With a similar business model, Michael O’Neal hosts the Solopreneur Hour podcast three times a week from his North Park home. Since its launch in 2013, the show has been listened to some 6 million times. His show’s tagline is “job security for the unemployable.” His audience and his interview subjects are people running businesses on their own.
“It could be an author, an actor, a real estate agent. You are your own CEO,” O’Neal says. “It’s a common theme between disparate careers. You have to market, promote, and build relationships.” O’Neal offers endorsements for up to two advertisers per episode, at a rate of $450 per slot.

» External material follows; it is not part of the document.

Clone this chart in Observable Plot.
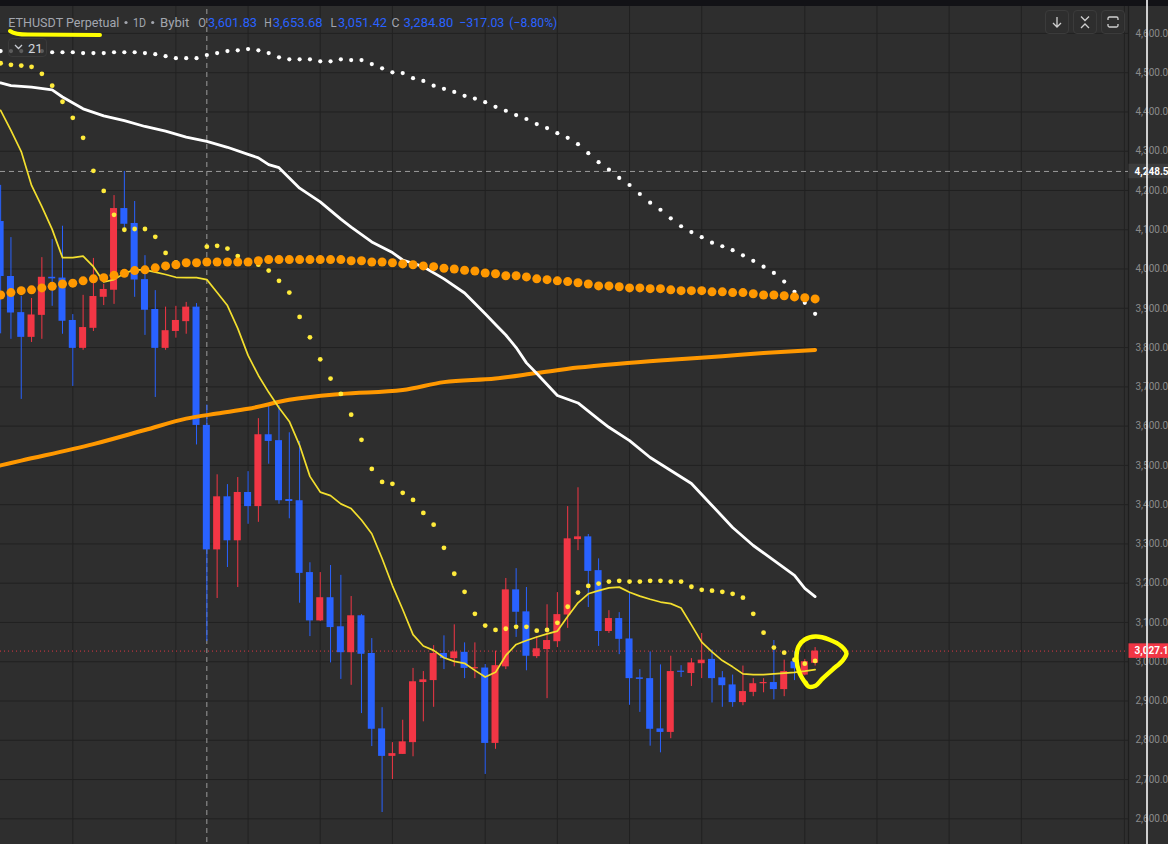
<!DOCTYPE html>
<html><head><meta charset="utf-8">
<script src="https://cdn.jsdelivr.net/npm/d3@7"></script>
<script src="https://cdn.jsdelivr.net/npm/@observablehq/plot@0.6"></script>
<style>
html,body{margin:0;padding:0;background:#2e2e2e;overflow:hidden;}
#wrap{position:relative;width:1168px;height:844px;overflow:hidden;background:#2e2e2e;font-family:Roboto,sans-serif;}
#chart{position:absolute;left:0;top:0;}
#topbar{position:absolute;left:0;top:0;width:1168px;height:6px;background:#121216;}
#hdr{position:absolute;left:0;top:0;}
.btn{position:absolute;top:10px;width:22px;height:22px;border:1px solid #3b3b3b;border-radius:4px;}
#leg{position:absolute;left:8px;top:38px;width:37px;height:17px;border:1px solid #3a3a3a;border-radius:4px;background:rgba(46,46,46,0.78);}
#vline{position:absolute;left:1146px;top:0;width:2px;height:844px;background:#e2e2e2;opacity:0.9;}
</style></head>
<body><div id="wrap">
<div id="chart"></div>
<div id="topbar"></div>
<svg id="hdr" width="600" height="40"></svg>
<div id="leg"><svg width="37" height="17" style="position:absolute;left:0;top:0"><path d="M6,6 L9.5,9.5 L13,6" fill="none" stroke="#c9ccd3" stroke-width="1.3"/><text x="19" y="13.5" font-size="13" fill="#d1d4dc" font-family="Roboto,sans-serif">21</text></svg></div>
<svg id="ul" width="120" height="45" style="position:absolute;left:0;top:0"><path d="M10,31 Q15,34.5 28,34.6 L100,35" fill="none" stroke="#ffff00" stroke-width="4" stroke-linecap="round"/></svg>
<div class="btn" style="left:1045px"><svg width="22" height="22"><path d="M11,6 V16 M7,12 L11,16 L15,12" fill="none" stroke="#d0d0d0" stroke-width="1.3"/></svg></div>
<div class="btn" style="left:1073px"><svg width="22" height="22"><path d="M7,5.5 L11,9.5 L15,5.5 M7,17 L11,13 L15,17" fill="none" stroke="#d0d0d0" stroke-width="1.3"/></svg></div>
<div class="btn" style="left:1101px"><svg width="22" height="22"><path d="M6,9 V7.5 Q6,6 7.5,6 H14.5 Q16,6 16,7.5 V9 M6,13 V14.5 Q6,16 7.5,16 H14.5 Q16,16 16,14.5 V13" fill="none" stroke="#d0d0d0" stroke-width="1.3"/></svg></div>
<div id="vline"></div>
</div>
<script>
// ---- data ----
const openV = [4121,3981,3889,3826,3882,3979,3977,3869,3798,3849,
3928,3946,4154,4116,3973,3897,3798,3841,3866,3903,
3601.83,3284.8,3420,3308,3431,3395,3578,3563,3413,3410,
3227,3104,3163,3089,3023,3117,3021,2829,2759,2764,
2794,2947,2952,3021,3008,3024,2982,2984,2792,2987,
3183,3127,3013,3031,3051,3119,3311,3318,3232,3077,
3110,3058,2959,2957,2829,2820,2976,2970,2995,3006,
2959,2941,2896,2922,2944,2947,2929,3000,2966,2996];
const highV = [4213,4080,3930,3925,4029,4075,4109,3884,3933,4027,
3961,4187,4248.5,4172,4034,3945,3903,3905,3915,3912,
3653.68,3476,3451,3469,3484,3619,3650,3652,3583,3561,
3252,3227,3245,3220,3166,3120,3059,2883,2794,2851,
2983,2975,3041,3066,3094,3048,3048,2993,3027,3212,
3237,3189,3064,3145,3176,3395,3443,3324,3262,3130,
3125,3174,2980,3025,2992,3014,2990,3008,3072,3030,
2975,2966,2989,2957,2957,3054,3004,3025,3006,3036];
const lowV = [3835,3821,3668,3813,3821,3905,3834,3701,3793,3841,
3907,3910,4098,3928,3831,3673,3793,3824,3834,3552,
3051.42,3161,3240,3189,3350,3355,3503,3401,3364,3149,
3064,3102,2997,2955,2940,2868,2784,2616,2700,2764,
2758,2847,2884,2980,2987,2957,2957,2713,2777,2980,
3062,2977,3008,2906,3036,3085,3283,3138,3039,3072,
3018,2889,2871,2785,2768,2804,2960,2937,2957,2895,
2884,2884,2888,2911,2921,2903,2911,2952,2964,2989];
const closeV = [3981,3888,3826,3883,3979,3975,3867,3798,3851,3930,
3948,4154,4114,3972,3895,3798,3843,3869,3903,3601.83,
3284.8,3420,3308,3431,3395,3578,3561,3410,3408,3225,
3104,3163,3087,3023,3117,3019,2828,2759,2766,2796,
2949,2954,3021,3008,3025,2983,2985,2792,2990,3183,
3126,3014,3033,3054,3120,3313,3318,3230,3077,3110,
3057,2957,2955,2828,2820,2975,2973,2997,3004,2957,
2939,2896,2924,2944,2947,2929,2975,2982,3000,3027.1];

// white dotted series (one per candle)
const whiteDots = [4555,4555,4555,4555,4555,4552,4552,4552,4550,4550,
4550,4552,4552,4552,4550,4547,4542,4537,4537,4537,
4545,4550,4555,4557,4560,4557,4550,4539,4534,4534,
4534,4529,4529,4534,4532,4532,4522,4511,4501,4499,
4486,4479,4467,4459,4451,4441,4434,4425,4413,4403,
4392,4382,4369,4359,4346,4334,4318,4295,4272,4253,
4232,4214,4191,4169,4151,4129,4109,4094,4081,4067,
4058,4048,4035,4021,4006,3990,3968,3942,3914,3886];
// orange dotted series
const orangeDots = [3934,3940,3945,3947,3952,3956,3962,3964,3970,3975,
3978,3984,3989,3996,3998,4003,4008,4011,4016,4016,
4018,4018,4018,4018,4018,4021,4024,4024,4024,4024,
4024,4024,4024,4024,4021,4021,4018,4018,4016,4013,
4011,4008,4006,4002,4000,3997,3995,3990,3988,3983,
3983,3980,3975,3973,3970,3968,3965,3962,3957,3957,
3955,3952,3952,3950,3950,3947,3945,3945,3945,3942,
3942,3940,3940,3937,3934,3934,3932,3929,3927,3924];
// yellow dotted series
const yellowDots = [4524,4520,4518,4515,4497,4467,4426,4385,4334,4250,
4199,4138,4100,4102,4102,4082,4041,4017,4014,4017,
4057,4059,4052,4033,4019,4011,3996,3970,3940,3878,
3826,3770,3721,3682,3629,3565,3491,3458,3453,3430,
3412,3379,3349,3290,3224,3178,3122,3092,3081,3084,
3089,3089,3079,3081,3099,3140,3176,3193,3199,3204,
3206,3204,3204,3206,3206,3204,3204,3191,3183,3181,
3178,3173,3163,3122,3074,3036,3023,3005,2995,3002];
// yellow thin line (21)
const yellowLine = [4404,4353,4299,4213,4159,4101,4029,4029,4033,4006,
3967,3973,3989,3998,3998,3992,3986,3979,3978,3978,
3973,3940,3907,3849,3780,3729,3686,3647,3612,3551,
3472,3432,3423,3402,3390,3361,3326,3263,3194,3133,
3069,3040,3029,3010,3001,2996,2978,2961,2973,3016,
3044,3054,3063,3071,3078,3115,3150,3173,3181,3188,
3190,3177,3167,3159,3152,3148,3137,3094,3050,3025,
3003,2987,2969,2967,2967,2969,2971,2973,2976,2980];
// white solid line (read at these candles)
const whiteIdx = [0,1,3,5,6,8,10,12,14,16,18,20,22,24,25,26,27,29,31,33,34,36,38,39,41,43,45,47,48,49,50,51,52,54,56,58,59,61,63,65,67,69,71,73,75,77,78,79];
const whiteVal = [4474,4467,4463,4456,4438,4408,4390,4378,4363,4351,4336,4325,4310,4292,4283,4266,4258,4206,4171,4127,4107,4069,4042,4023,4006,3975,3939,3886,3859,3832,3800,3761,3734,3678,3659,3617,3597,3563,3520,3487,3454,3398,3342,3296,3258,3220,3187,3166];
// orange thick line
const orangeIdx = [0,2,9,14,18,21,24,28,33,39,43,48,52,56,60,65,70,74,79];
const orangeVal = [3500,3512,3554,3590,3619,3632,3644,3667,3682,3692,3712,3721,3735,3749,3759,3769,3778,3786,3794];
// axis ticks, grid, price marks
const yTicks = [2600,2700,2800,2900,3000,3100,3200,3300,3400,3500,3600,3700,3800,3900,4000,4100,4200,4300,4400,4500,4600];
const gridIdx = [7,17,24,31,38,47,54,61,68,78,85,92,99,109];
const crossIdx = 20;
const hiLine = 4248.5;
const lastPrice = 3027.1;
// hand-drawn circle note around last candle
const noteIdx = [78.16,77.48,77.19,77.39,77.97,79.04,80.40,81.56,82.04,81.66,80.69,79.72,79.04,78.36,78.07];
const notePrice = [2942,2972,3008,3039,3056,3064,3056,3039,3021,3003,2980,2957,2939,2937,2947];
// header texts: [text, left, width, colour class]
const headerParts = [
 ["ETHUSDT Perpetual",8.3,111,"g"],["1D",133,13,"g"],["Bybit",160,29.3,"g"],
 ["O",198.3,7.7,"g"],["3,601.83",208,49,"b"],["H",264.3,7.4,"g"],["3,653.68",272.7,50,"b"],
 ["L",330.5,6.2,"g"],["3,051.42",338,49,"b"],["C",391.5,8,"g"],["3,284.80",403.5,49.8,"b"],
 ["−317.03",459.3,45,"b"],["(−8.80%)",509.3,48,"b"]
];
const headerDots = [126, 152.7];

// ---- build ----
const RED = "#f23645", BLUE = "#2962ff", GRID = "#212121";
const xMin = -0.0126, xMax = 109.396;
const candles = openV.map((o,i)=>({i, o, h: highV[i], l: lowV[i], c: closeV[i]}));
const up = d => d.c >= d.o;
const bodyEnd = d => Math.abs(d.c - d.o) < 2.6 ? d.o + (up(d) ? 2.6 : -2.6) : d.c;
const idx = d3.range(openV.length);
const whiteLine = whiteIdx.map((i,k)=>({i, v: whiteVal[k]}));
const orangeLine = orangeIdx.map((i,k)=>({i, v: orangeVal[k]}));
const note = noteIdx.map((i,k)=>({i, v: notePrice[k]}));
const fmt1 = d3.format(",.1f");
const priceBoxes = [{v: hiLine, fill: "#3d3d3d", label: fmt1(hiLine)},
                    {v: lastPrice, fill: RED, label: fmt1(lastPrice)}];

const chart = Plot.plot({
  width: 1168, height: 844,
  marginLeft: 0, marginRight: 40, marginTop: 0, marginBottom: 0,
  x: {type: "linear", domain: [xMin, xMax], axis: null},
  y: {type: "linear", domain: [2534.6, 4683.8], axis: null},
  style: {background: "#2e2e2e", fontFamily: "Roboto, sans-serif", color: "#8a8a8a", overflow: "hidden"},
  marks: [
    Plot.ruleY(yTicks, {stroke: GRID, strokeWidth: 1}),
    Plot.ruleX(gridIdx, {stroke: GRID, strokeWidth: 1}),
    Plot.ruleX([xMax], {stroke: "#1e1e1e", strokeWidth: 1.2}),
    Plot.ruleY([hiLine], {stroke: "#9c9c9c", strokeDasharray: "5,4", strokeWidth: 1}),
    Plot.ruleX([crossIdx], {stroke: "#9c9c9c", strokeDasharray: "5,4", strokeWidth: 1}),
    Plot.ruleY([lastPrice], {stroke: RED, strokeDasharray: "1,3", strokeWidth: 1, strokeOpacity: 0.9}),
    Plot.ruleX(candles, {filter: up, x: "i", y1: "l", y2: "h", stroke: RED, strokeWidth: 1}),
    Plot.ruleX(candles, {filter: d => !up(d), x: "i", y1: "l", y2: "h", stroke: BLUE, strokeWidth: 1}),
    Plot.rect(candles, {filter: up, x1: d => d.i - 0.34, x2: d => d.i + 0.34, y1: "o", y2: bodyEnd, fill: RED}),
    Plot.rect(candles, {filter: d => !up(d), x1: d => d.i - 0.34, x2: d => d.i + 0.34, y1: "o", y2: bodyEnd, fill: BLUE}),
    Plot.line(orangeLine, {x: "i", y: "v", stroke: "#ff9800", strokeWidth: 4, curve: "monotone-x"}),
    Plot.line(whiteLine, {x: "i", y: "v", stroke: "#ffffff", strokeWidth: 2.8, curve: "linear"}),
    Plot.line(idx, {x: d => d, y: d => yellowLine[d], stroke: "#f3df2e", strokeWidth: 1.7}),
    Plot.dot(idx, {x: d => d, y: d => yellowDots[d], r: 2.4, fill: "#ffeb3b", stroke: null}),
    Plot.dot(idx, {x: d => d, y: d => whiteDots[d], r: 2.1, fill: "#ffffff", stroke: null}),
    Plot.dot(idx, {x: d => d, y: d => orangeDots[d], r: 4.5, fill: "#ff9800", stroke: null}),
    Plot.line(note, {x: "i", y: "v", stroke: "#ffff00", strokeWidth: 4.5, curve: "catmull-rom", strokeLinecap: "round"}),
    Plot.axisY(yTicks, {anchor: "right", tickSize: 0, tickPadding: 7, tickFormat: fmt1, fontSize: 10, fill: "#8a8a8a", label: null}),
    Plot.rect(priceBoxes, {x1: () => xMax + 0.05, x2: () => xMax + 4.2, y1: d => d.v - 18.5, y2: d => d.v + 18.5, fill: "fill"}),
    Plot.text(priceBoxes, {x: () => xMax, y: "v", text: "label", dx: 6, textAnchor: "start", fill: "#ffffff", fontWeight: "bold", fontSize: 10})
  ]
});
document.getElementById("chart").appendChild(chart);

// header line
const hdr = d3.select("#hdr");
headerParts.forEach(([t, x, w, c]) => {
  hdr.append("text").attr("x", x).attr("y", 27.3)
    .attr("textLength", w).attr("lengthAdjust", "spacingAndGlyphs")
    .attr("font-family", "Roboto, sans-serif").attr("font-size", 13)
    .attr("fill", c === "g" ? "#a3a6ae" : "#2962ff").text(t);
});
headerDots.forEach(x => hdr.append("circle").attr("cx", x).attr("cy", 22.5).attr("r", 1.6).attr("fill", "#a3a6ae"));
</script>
</body></html>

“I try to bring it in conversationally,” O’Neal says. “I’ve become really, really picky about what I accept because I’m protecting my audience.”
His Solopreneur podcasts have likewise led to more business ventures, from his subscription-based online community, Sololab, to public speaking gigs.
O’Neal says building a successful podcast has allowed him to live a “ridiculously awesome life” free of the traditional 9-to-5 routine. He predicts more will venture into the space as bigger outlets like CBS and NPR buy the rights to homegrown podcasts for reverse syndication.
“There’s a bubble right now,” he says, “but this is the renaissance.”